On March 29, 2011, WZRB's license was initially cancelled by the FCC for failure to file for either a license to cover or an extension of its digital construction permit (the license for sister station WRBJ-TV in Jackson, Mississippi was initially cancelled for the same reasons two days later). However, Roberts Broadcasting filed an appeal, stating that the licenses to cover were improperly filed upon the digital transition. The FCC agreed, and reinstated the licenses of the two stations on April 19. Roberts had to file for new licenses to cover.


Early history[edit]

The station first signed on the air on January 1, 2005, as the sixth commercial television station to sign on the air in the Columbia television market. Founded by St. Louis-based Roberts Broadcasting, it originally operated as a UPN affiliate. Prior to WZRB's sign-on, Elgin-licensed WB affiliate WBHQ (channel 63, now WKTC) carried UPN programming on a secondary basis, airing its primetime schedule on a two-hour delay.

On January 24, 2006, the Warner Bros. unit of Time Warner and CBS Corporation announced that the two companies would shut down The WB and UPN and combine the networks' respective programming to create a new "fifth" network called The CW.[4][5] WZRB became Columbia's CW affiliate when the network launched on September 18, 2006; WKTC took the MyNetworkTV affiliation, and joined that network when it launched two weeks earlier on September 5.

Sale to Ion Media Networks[edit]

On December 2, 2013, Roberts filed an application with the Federal Communications Commission to sell WZRB to Radiant Light Ministries, a subsidiary of religious broadcaster Tri-State Christian Television;[6] however, on December 11, the United States bankruptcy court gave initial approval for a plan by Roberts' creditors to instead transfer WZRB and its sister stations, WRBU in St. Louis and WAZE-LP in Evansville, Indiana, to a trust with Ion Media Networks (a creditor in Roberts' chapter 11 bankruptcy proceedings) as its beneficiary, with Roberts' attorney subsequently stating that Ion would purchase the three stations.[7][8]

On February 10, 2014, WZRB became an Ion Television owned-and-operated station, carry the network's programming for the majority of its broadcast day, resulting in the removal of WZRB's syndicated programming inventory in the process.
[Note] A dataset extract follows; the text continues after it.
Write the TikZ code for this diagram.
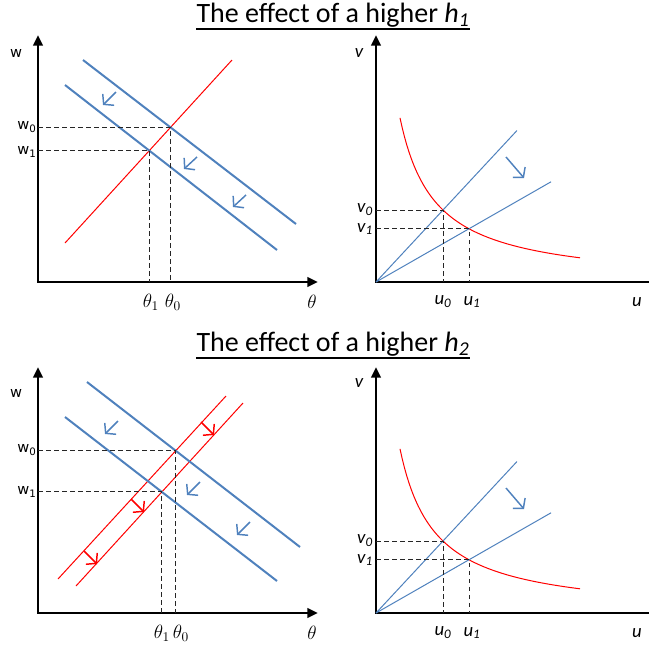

For the first month of its tenure as an Ion O&O, CW programming – including primetime shows – continued to air on the station as a secondary affiliation, pre-empting one hour of Ion's daytime lineup and the first two hours of its primetime schedule (although the Vortexx children's block on Saturday mornings, was aired one hour earlier than the network's recommended timeslot nationwide, at 6:00 a.m. in order to accommodate Ion programming that started at 11:00 a.m.). This was a departure from the standard Ion O&O programming structure (in which stations carry only Ion programming with limited to no local content and no acquired programming outside of that offered by the network); as a result, it marked the first time since 2008, the end of a two-year period in which Ion Media Networks ran MyNetworkTV programming on select i/Ion owned-and-operated stations, that the company had carried another network's programming on its stations. This arrangement proved to be only temporary, as existing MyNetworkTV affiliate WKTC took the CW affiliation on March 17, 2014, resulting in WZRB beginning to carry the entire Ion Television schedule. On January 29, 2015, Cedar Creek Broadcasting (a company controlled by Brian Brady, who also owns several other broadcasting companies such as Northwest Broadcasting) agreed to purchase WZRB and WRBU from the trust for $6 million; following the deal's completion, Ion will provide services to the stations, which will remain Ion affiliates.[9]